Esistono due opzioni per chi vuole raccontare Napoli: si può scegliere di aderire al solito cliché, fatto di pizza, mandolino, Vesuvio e Pulcinella, di un popolo che mangia, canta e scherza spensieratamente, oppure si può raccontare la dura realtà del capoluogo partenopeo ed esautorare la trita immagine cartolinesca che viene proposta da secoli. Ai due modelli di narrazione corrispondono anche due Napoli, sideralmente lontane: da una parte troviamo quella edulcorata, in cui ogni asprezza è smussata, mentre nell’altra troviamo una città che pulsa, vive e, soprattutto, soffre. È questa seconda dimensione che Anna Maria Ortese decide di mettere in scena nella sua raccolta più celebre, Il mare non bagna Napoli; nei cinque racconti l’autrice si fa occhio, diventa un osservatorio vivente sulla plebe e ne narra le condizioni di vita disagiate, le speranze, le delusioni, la forza d’animo. Il libro è dunque un viaggio – una catabasi – nell’inferno dei vicoli cittadini, finalizzato a conoscere e far conoscere l’altro volto di Napoli, quello che spesso è passato in sordina; un viaggio che, per la scrittrice, si configura anche come un cammino dall’impersonalità, caratteristica dei primi racconti, all’estrema soggettività degli ultimi due, i quali, nei piani dell’autrice, dovevano essere due inchieste.

L’ultimo reportage è un unicum: qui, difatti, nel mirino troviamo gli intellettuali napoletani e non più gli indigenti; la Ortese offre al lettore il ritratto di un drappello di uomini che un tempo si erano battuti per sprovincializzare la cultura e aprirla a nuovi orizzonti, avevano impugnato le penne e scritto l’orrore dei vicoli ma non hanno trionfato nell’ardua lotta per il progresso. La tecnica dell’autrice consiste nell’esasperare la loro sconfitta: Erri De Luca, a proposito della fotografia di Luigi Compagnone (uno di questi vinti), scrive addirittura che lo scrittore, dal racconto della Ortese, «esce tritato fino e impacchettato in hamburger. Una polpetta umana disossata con cura, senza malanimo, anzi qua e là con tocchi amorevoli». Dunque, malgrado la volontà della Ortese, l’ultima narrazione non ha tutte le carte in regola per essere considerata un’inchiesta tout-court, perché la realtà viene alterata, i ritratti si fanno impietosi e, a causa dell’esagerazione, inverosimili.

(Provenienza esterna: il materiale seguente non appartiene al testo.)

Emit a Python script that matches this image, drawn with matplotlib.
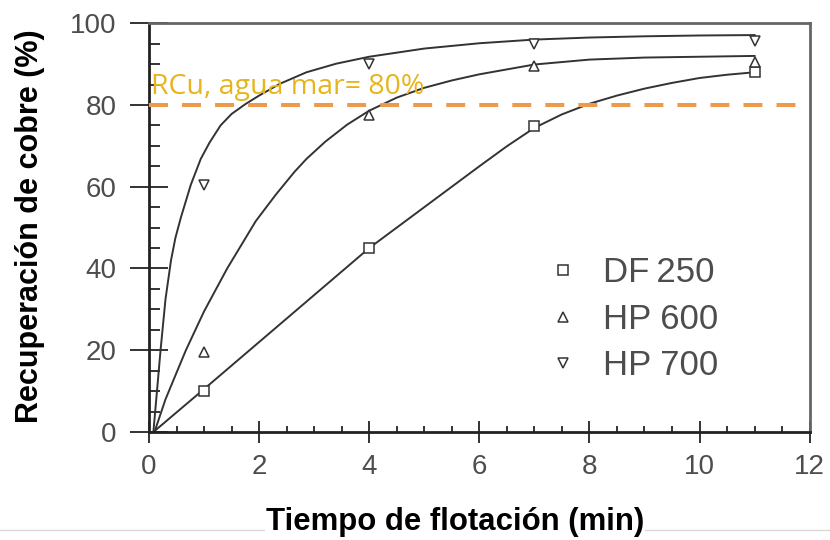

Ricordiamo che i soggetti di questi quadri sono persone in carne ed ossa, le quali, alla lettura del testo, si sono profondamente risentite; Il silenzio della ragione – questo è il titolo del quinto racconto – e, più in generale, il libro che lo ospita, hanno dato adito a un tornado di polemiche da parte sia degli intellettuali chiamati in causa sia dei difensori della provincia partenopea: Il mare non bagna Napoli, infatti, è stato considerato da molti un libro contro la città e ha comportato persino l’esilio dell’autrice dal capoluogo campano.

Nonostante le inesattezze e il tono soggettivo di alcuni racconti, la raccolta resta comunque una stella luminosa nel firmamento delle opere che hanno segnato il Novecento, nonché una tappa fondamentale nel cammino verso il reale che, partendo dal neorealismo napoletano, è giunto fino a romanzi come Gomorra di Roberto Saviano.

«Come un imbuto viscido il cortile, con la punta verso il cielo e i muri lebbrosi fitti di miserabili balconi; gli archi dei terranei, neri, con lumi brillanti a cerchio […]; il selciato bianco di acqua saponata, le foglie di cavolo, i pezzi di carta, i rifiuti, e, in mezzo al cortile, quel gruppo di cristiani cenciosi e deformi, coi visi butterati dalla miseria e dalla rassegnazione, che la guardavano amorosamente. Cominciarono a torcersi, a confondersi, a ingigantire. Le venivano tutti addosso, gridando, nei due cerchietti stregati degli occhiali. Fu Mariuccia per prima ad accorgersi che la bambina stava male, e a strapparne in fretta gli occhiali, perché Eugenia si era piegata in due e, lamentandosi, vomitava».